L'ipotesi di rafforzare i poteri del capo del governo, invece, appare meno gradita. Ciò riflette, soprattutto, lo stile “presidenziale” di Renzi. Che ha personalizzato il PD, interpretando, però, (come ho già osservato) un “Presidente senza partito”. Comunque, “oltre” il PD. Per questo è facile prevedere che il premier proseguirà sulla strada delle riforme senza rallentare. Le difficoltà che incontra e incontrerà lungo il percorso, invece di produrre ripensamenti, sono destinate a rafforzarne la determinazione. Perché le resistenze e l'opposizione – tanto più della sua parte e del suo partito – ne consolidano la legittimazione. L'immagine di “uomo solo al comando”. Senza indulgenza per nessuno. Alleati e avversari politici. Manager pubblici e privati.
Il problema, semmai, mi sembra proprio questo. La discussione appare, infatti, sempre più “personalizzata”. E sempre più “radicalizzata” sulla Costituzione come “valore in sé”. Oppure, fin troppo focalizzata sui singoli progetti: Le Province, il Senato... Viziata, per questo, da uno sguardo miope oppure presbite.
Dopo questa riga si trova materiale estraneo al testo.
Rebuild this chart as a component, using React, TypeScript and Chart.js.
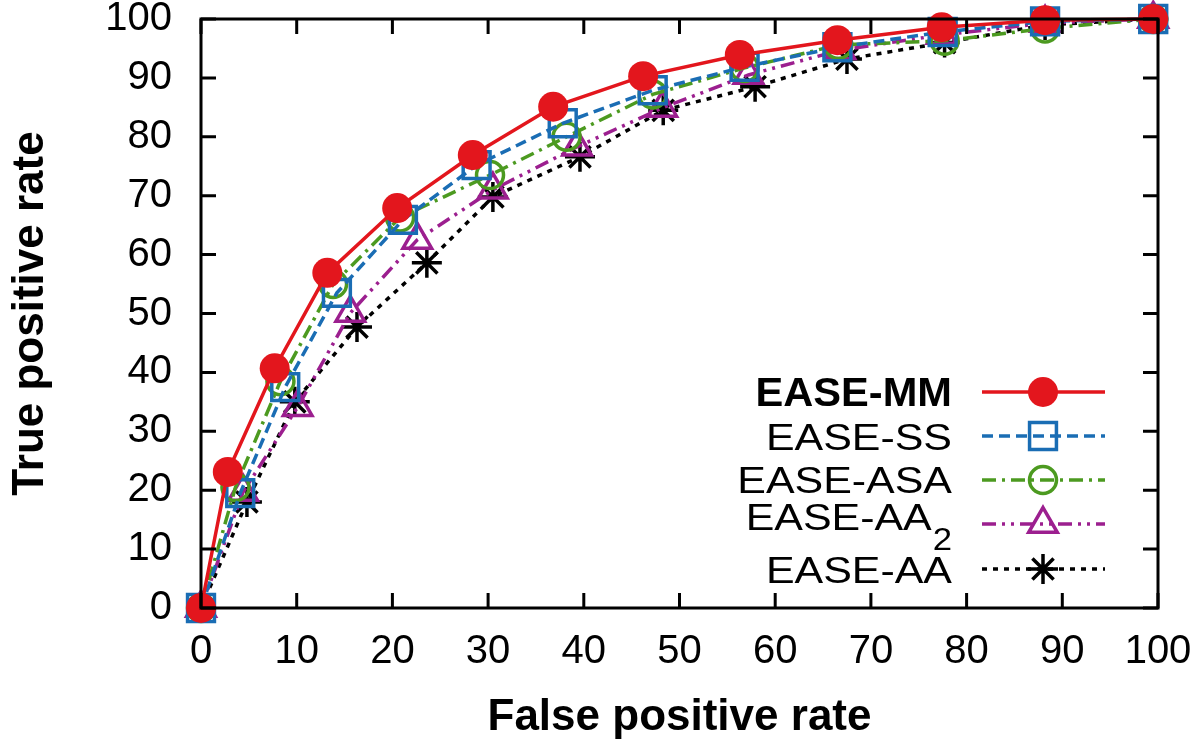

Così, si rischia di trascurare aspetti essenziali. Per esempio, non ci si accorge che il ddl approvato dal Senato (come ha osservato Tito Boeri su Lavoce.info) “non abolisce affatto le province, ma si limita a svuotarle senza stabilire a chi andranno le loro funzioni”. Con “risparmi” del tutto ipotetici. Mentre, quanto alla nuova Camera delle autonomie, non è chiaro da chi e in che modo verrà costituita. Con quali competenze e con quali poteri.
Più in generale, mentre si toccano, in modo deciso, punti sostanziali del nostro sistema istituzionale, non si spiega a quale modello si guardi. Che cosa vogliamo diventare. E si rischia, così, di proseguire quello stesso percorso intrapreso vent'anni fa. Quel riformismo episodico e sussultorio che ci ha condotti dentro a questa singolare Repubblica preterintenzionale.